もし自分の会社がネット掲示板で悪口を書かれていたら、どうしますか?
私もクライアント企業から、そのようなご相談をいただいたことがあります。
このようなときに知っておきたいのが、「プロバイダ責任制限法」という法律です。
プロバイダ責任制限法とは、特定電気通信(ウェブページや電子掲示板、インターネット放送など、不特定の者によって受信されることを目的とする電気通信の送信)による情報の流通によって権利の侵害があった場合にプロバイダなどの特定電気通信役務提供者の損害賠償責任の制限、また発信者情報の開示を請求する権利を定めた法律です。
まずプロバイダなどの特定電気通信役務提供者の損害賠償責任の制限とは、どういうことでしょうか?
プロバイダは自らが運営する掲示板等に書き込みがあった場合、これを勝手に削除することで、書き込みをした発信者から、損害賠償を請求される可能性があります。
ただし、発信者の書き込みが以下の場合には、プロバイダは損害賠償責任を負わないと定められています。
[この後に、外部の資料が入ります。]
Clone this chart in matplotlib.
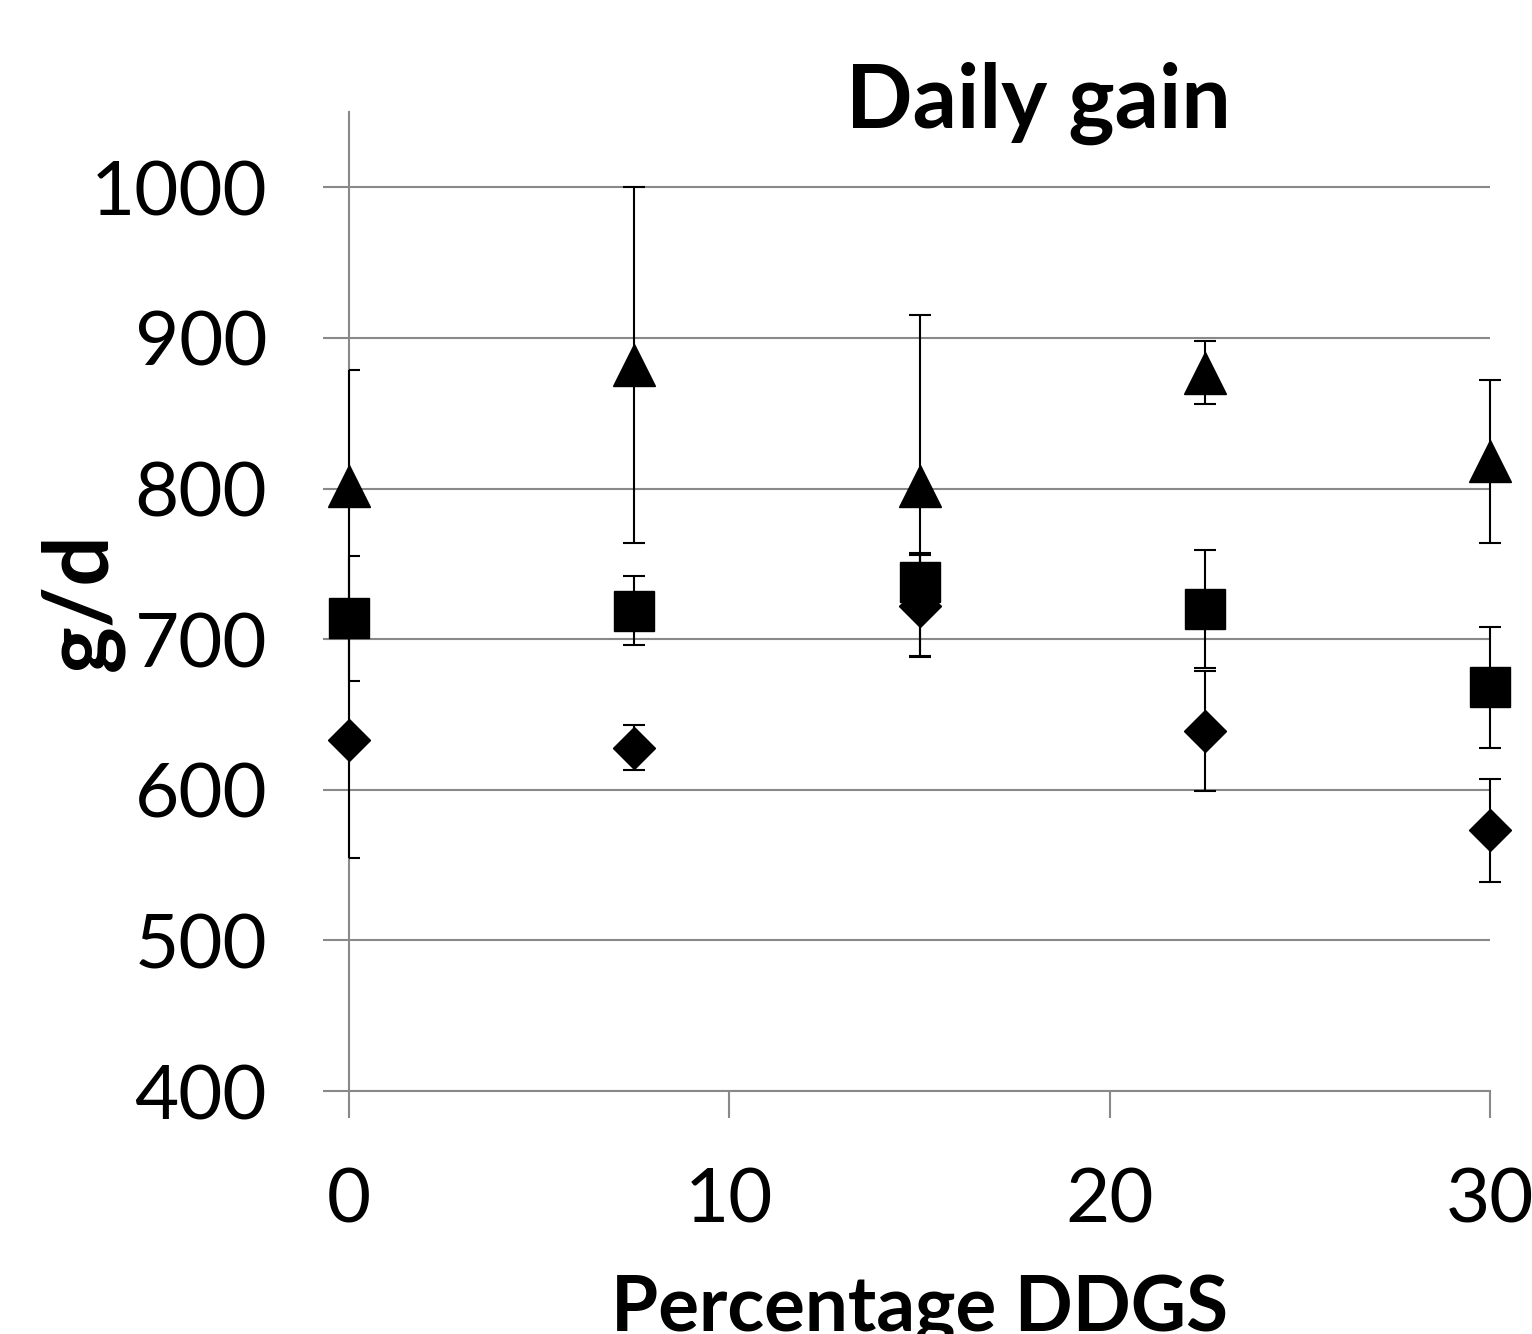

- (発信者の書き込みにより)他人の権利が侵害されていると信じるに足りる相当の理由があるとき
- 権利を侵害されたとする者から送信防止措置(掲示板等に悪口を書かれたなど、情報の流通により自己の権利を侵害されたとする者から、当該書き込みをした発信者からの侵害情報の送信を防止するようにプロバイダに申し出たことで、侵害情報の送信を防止(削除)すること)の申し出があったことを発信者に照会し、7日以内に反論がないとき
これによりプロバイダは書き込みを削除しやすくなります。
ですが、これはあくまでプロバイダの損害賠償についての免責を規程するものですので、プロバイダは申し出があっても削除する義務を負うわけではありません。
そこで書き込まれた側の立場としては、プロバイダに情報発信者の情報を開示することを請求できることが、プロバイダ責任制限法に定められています。
このような請求を受けたプロバイダは、発信者に対して開示請求を受けたことについて意見を聴くことが義務付けられています。
発信者が開示に同意せず、異議を申し立てた場合、プロバイダが開示を拒絶する可能性もあります。
この場合には訴訟手続きなどが想定されます。
さて冒頭でご相談を受けたクライアント企業ですが、以下のように対処しました。
- 掲示板上では反論しない。→反論することでかえって炎上して収拾がつかなくなる恐れがあります。発信者はそれを狙っていることが考えられます。
- 掲示板上に書かれた内容については、事実無根であること、自社の正当性を自社ホームページ上で誠実に表明する。(これをアドボカシー広告といいます)
- 掲示板の運営企業を特定し、書き込みの削除、削除がされない場合は法的手段も検討する旨を伝える。
結果はすぐに書き込みが削除されました。